## GIVEN MATERIAL
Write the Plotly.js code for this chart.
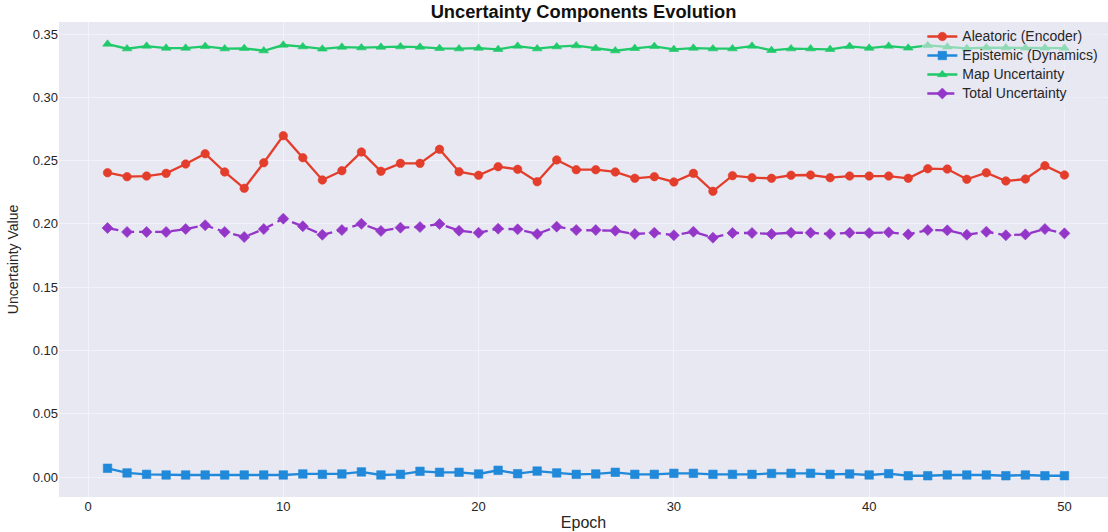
<!DOCTYPE html>
<html>
<head>
<meta charset="utf-8">
<script src="https://cdn.plot.ly/plotly-3.0.1.min.js"></script>
<style>
  html, body { margin: 0; padding: 0; background: #ffffff; }
  #chart { width: 1108px; height: 532px; }
</style>
</head>
<body>
<div id="chart"></div>
<script>
// Epochs 1..50
const epochs = [1,2,3,4,5,6,7,8,9,10,11,12,13,14,15,16,17,18,19,20,21,22,23,24,25,
                26,27,28,29,30,31,32,33,34,35,36,37,38,39,40,41,42,43,44,45,46,47,48,49,50];

const aleatoric = [0.2404,0.2373,0.2378,0.2399,0.2473,0.2554,0.2410,0.2281,0.2483,0.2697,
                   0.2523,0.2347,0.2420,0.2568,0.2415,0.2478,0.2478,0.2589,0.2412,0.2384,
                   0.2452,0.2431,0.2333,0.2505,0.2428,0.2428,0.2410,0.2360,0.2373,0.2331,
                   0.2399,0.2257,0.2381,0.2365,0.2360,0.2384,0.2386,0.2365,0.2378,0.2378,
                   0.2378,0.2360,0.2436,0.2433,0.2352,0.2404,0.2339,0.2354,0.2460,0.2386];

const epistemic = [0.0069,0.0032,0.0021,0.0016,0.0016,0.0016,0.0016,0.0016,0.0016,0.0016,
                   0.0024,0.0021,0.0024,0.0040,0.0016,0.0021,0.0045,0.0037,0.0037,0.0024,
                   0.0053,0.0026,0.0047,0.0032,0.0021,0.0024,0.0037,0.0021,0.0021,0.0029,
                   0.0029,0.0021,0.0021,0.0021,0.0028,0.0029,0.0029,0.0021,0.0024,0.0016,
                   0.0026,0.0010,0.0010,0.0016,0.0016,0.0016,0.0010,0.0016,0.0010,0.0010];

const mapUnc = [0.3421,0.3384,0.3405,0.3389,0.3389,0.3403,0.3384,0.3387,0.3368,0.3413,
                0.3400,0.3382,0.3397,0.3392,0.3397,0.3400,0.3397,0.3387,0.3384,0.3389,
                0.3379,0.3405,0.3384,0.3400,0.3408,0.3387,0.3368,0.3387,0.3403,0.3379,
                0.3389,0.3384,0.3384,0.3405,0.3371,0.3384,0.3384,0.3379,0.3403,0.3389,
                0.3405,0.3390,0.3410,0.3398,0.3386,0.3392,0.3392,0.3390,0.3390,0.3389];

const total = [0.1967,0.1936,0.1936,0.1936,0.1959,0.1989,0.1936,0.1896,0.1959,0.2041,
               0.1981,0.1914,0.1951,0.2001,0.1944,0.1970,0.1975,0.1999,0.1946,0.1930,
               0.1962,0.1957,0.1920,0.1978,0.1951,0.1951,0.1946,0.1920,0.1930,0.1910,
               0.1938,0.1891,0.1928,0.1928,0.1920,0.1930,0.1930,0.1920,0.1930,0.1928,
               0.1933,0.1917,0.1951,0.1949,0.1914,0.1938,0.1910,0.1917,0.1959,0.1925];

const seriesNames = ['Aleatoric (Encoder)', 'Epistemic (Dynamics)', 'Map Uncertainty', 'Total Uncertainty'];
const xTicks = [0, 10, 20, 30, 40, 50];
const yTicks = [0.00, 0.05, 0.10, 0.15, 0.20, 0.25, 0.30, 0.35];

// Legend rows are kept compact; the label text itself is sized up inline.
function legendLabel(name) {
  return '<span style="font-size:14px">' + name + '</span>';
}

function series(name, y, color, symbol, dash) {
  return {
    x: epochs, y: y, name: legendLabel(name), type: 'scatter', mode: 'lines+markers',
    line: { color: color, width: 2.3, dash: dash || 'solid' },
    marker: { color: color, symbol: symbol, size: 8.5, line: { width: 0.6, color: color } }
  };
}

const traces = [
  series(seriesNames[0], aleatoric, '#e33d2b', 'circle'),
  series(seriesNames[1], epistemic, '#2189d9', 'square'),
  series(seriesNames[2], mapUnc, '#20c96a', 'triangle-up'),
  series(seriesNames[3], total, '#9437c9', 'diamond', '11px,5px')
];

const font = 'Liberation Sans, Arial, sans-serif';

const layout = {
  width: 1108, height: 532,
  margin: { l: 59, r: 0, t: 22, b: 35 },
  paper_bgcolor: '#ffffff',
  plot_bgcolor: '#e8e8f3',
  font: { family: font, size: 13, color: '#262626' },
  title: {
    text: '<b>Uncertainty Components Evolution</b>',
    font: { family: font, size: 18.3, color: '#111111' },
    x: 0.5, xref: 'paper', y: 0.979, yref: 'container', yanchor: 'middle'
  },
  xaxis: {
    range: [-1.485, 52.23],
    tickvals: xTicks, ticktext: xTicks.map(String),
    showgrid: true, gridcolor: '#f2f2f8', gridwidth: 1,
    zeroline: false, showline: false, ticks: '',
    tickfont: { size: 13, color: '#262626' },
    title: { text: 'Epoch', font: { size: 16, color: '#262626' }, standoff: 3 }
  },
  yaxis: {
    range: [-0.0158, 0.3595],
    tickvals: yTicks, ticktext: yTicks.map(v => v.toFixed(2)),
    showgrid: true, gridcolor: '#f2f2f8', gridwidth: 1,
    zeroline: false, showline: false, ticks: '',
    tickfont: { size: 13, color: '#262626' },
    title: { text: 'Uncertainty Value', font: { size: 14, color: '#262626' }, standoff: 10 }
  },
  showlegend: true,
  legend: {
    x: 0.823, y: 1.0, xanchor: 'left', yanchor: 'top',
    bgcolor: 'rgba(232,232,243,0.55)', borderwidth: 0,
    font: { family: font, size: 11, color: '#262626' },
    tracegroupgap: 0, itemwidth: 30
  }
};

Plotly.newPlot('chart', traces, layout, { staticPlot: true, displayModeBar: false });
</script>
</body>
</html>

## TASK
Without the pictures, transcribe the listing above exactly.

## EXERCISE RESPONSE
Write the Plotly.js code for this chart.
<!DOCTYPE html>
<html>
<head>
<meta charset="utf-8">
<script src="https://cdn.plot.ly/plotly-3.0.1.min.js"></script>
<style>
  html, body { margin: 0; padding: 0; background: #ffffff; }
  #chart { width: 1108px; height: 532px; }
</style>
</head>
<body>
<div id="chart"></div>
<script>
// Epochs 1..50
const epochs = [1,2,3,4,5,6,7,8,9,10,11,12,13,14,15,16,17,18,19,20,21,22,23,24,25,
                26,27,28,29,30,31,32,33,34,35,36,37,38,39,40,41,42,43,44,45,46,47,48,49,50];

const aleatoric = [0.2404,0.2373,0.2378,0.2399,0.2473,0.2554,0.2410,0.2281,0.2483,0.2697,
                   0.2523,0.2347,0.2420,0.2568,0.2415,0.2478,0.2478,0.2589,0.2412,0.2384,
                   0.2452,0.2431,0.2333,0.2505,0.2428,0.2428,0.2410,0.2360,0.2373,0.2331,
                   0.2399,0.2257,0.2381,0.2365,0.2360,0.2384,0.2386,0.2365,0.2378,0.2378,
                   0.2378,0.2360,0.2436,0.2433,0.2352,0.2404,0.2339,0.2354,0.2460,0.2386];

const epistemic = [0.0069,0.0032,0.0021,0.0016,0.0016,0.0016,0.0016,0.0016,0.0016,0.0016,
                   0.0024,0.0021,0.0024,0.0040,0.0016,0.0021,0.0045,0.0037,0.0037,0.0024,
                   0.0053,0.0026,0.0047,0.0032,0.0021,0.0024,0.0037,0.0021,0.0021,0.0029,
                   0.0029,0.0021,0.0021,0.0021,0.0028,0.0029,0.0029,0.0021,0.0024,0.0016,
                   0.0026,0.0010,0.0010,0.0016,0.0016,0.0016,0.0010,0.0016,0.0010,0.0010];

const mapUnc = [0.3421,0.3384,0.3405,0.3389,0.3389,0.3403,0.3384,0.3387,0.3368,0.3413,
                0.3400,0.3382,0.3397,0.3392,0.3397,0.3400,0.3397,0.3387,0.3384,0.3389,
                0.3379,0.3405,0.3384,0.3400,0.3408,0.3387,0.3368,0.3387,0.3403,0.3379,
                0.3389,0.3384,0.3384,0.3405,0.3371,0.3384,0.3384,0.3379,0.3403,0.3389,
                0.3405,0.3390,0.3410,0.3398,0.3386,0.3392,0.3392,0.3390,0.3390,0.3389];

const total = [0.1967,0.1936,0.1936,0.1936,0.1959,0.1989,0.1936,0.1896,0.1959,0.2041,
               0.1981,0.1914,0.1951,0.2001,0.1944,0.1970,0.1975,0.1999,0.1946,0.1930,
               0.1962,0.1957,0.1920,0.1978,0.1951,0.1951,0.1946,0.1920,0.1930,0.1910,
               0.1938,0.1891,0.1928,0.1928,0.1920,0.1930,0.1930,0.1920,0.1930,0.1928,
               0.1933,0.1917,0.1951,0.1949,0.1914,0.1938,0.1910,0.1917,0.1959,0.1925];

const seriesNames = ['Aleatoric (Encoder)', 'Epistemic (Dynamics)', 'Map Uncertainty', 'Total Uncertainty'];
const xTicks = [0, 10, 20, 30, 40, 50];
const yTicks = [0.00, 0.05, 0.10, 0.15, 0.20, 0.25, 0.30, 0.35];

// Legend rows are kept compact; the label text itself is sized up inline.
function legendLabel(name) {
  return '<span style="font-size:14px">' + name + '</span>';
}

function series(name, y, color, symbol, dash) {
  return {
    x: epochs, y: y, name: legendLabel(name), type: 'scatter', mode: 'lines+markers',
    line: { color: color, width: 2.3, dash: dash || 'solid' },
    marker: { color: color, symbol: symbol, size: 8.5, line: { width: 0.6, color: color } }
  };
}

const traces = [
  series(seriesNames[0], aleatoric, '#e33d2b', 'circle'),
  series(seriesNames[1], epistemic, '#2189d9', 'square'),
  series(seriesNames[2], mapUnc, '#20c96a', 'triangle-up'),
  series(seriesNames[3], total, '#9437c9', 'diamond', '11px,5px')
];

const font = 'Liberation Sans, Arial, sans-serif';

const layout = {
  width: 1108, height: 532,
  margin: { l: 59, r: 0, t: 22, b: 35 },
  paper_bgcolor: '#ffffff',
  plot_bgcolor: '#e8e8f3',
  font: { family: font, size: 13, color: '#262626' },
  title: {
    text: '<b>Uncertainty Components Evolution</b>',
    font: { family: font, size: 18.3, color: '#111111' },
    x: 0.5, xref: 'paper', y: 0.979, yref: 'container', yanchor: 'middle'
  },
  xaxis: {
    range: [-1.485, 52.23],
    tickvals: xTicks, ticktext: xTicks.map(String),
    showgrid: true, gridcolor: '#f2f2f8', gridwidth: 1,
    zeroline: false, showline: false, ticks: '',
    tickfont: { size: 13, color: '#262626' },
    title: { text: 'Epoch', font: { size: 16, color: '#262626' }, standoff: 3 }
  },
  yaxis: {
    range: [-0.0158, 0.3595],
    tickvals: yTicks, ticktext: yTicks.map(v => v.toFixed(2)),
    showgrid: true, gridcolor: '#f2f2f8', gridwidth: 1,
    zeroline: false, showline: false, ticks: '',
    tickfont: { size: 13, color: '#262626' },
    title: { text: 'Uncertainty Value', font: { size: 14, color: '#262626' }, standoff: 10 }
  },
  showlegend: true,
  legend: {
    x: 0.823, y: 1.0, xanchor: 'left', yanchor: 'top',
    bgcolor: 'rgba(232,232,243,0.55)', borderwidth: 0,
    font: { family: font, size: 11, color: '#262626' },
    tracegroupgap: 0, itemwidth: 30
  }
};

Plotly.newPlot('chart', traces, layout, { staticPlot: true, displayModeBar: false });
</script>
</body>
</html>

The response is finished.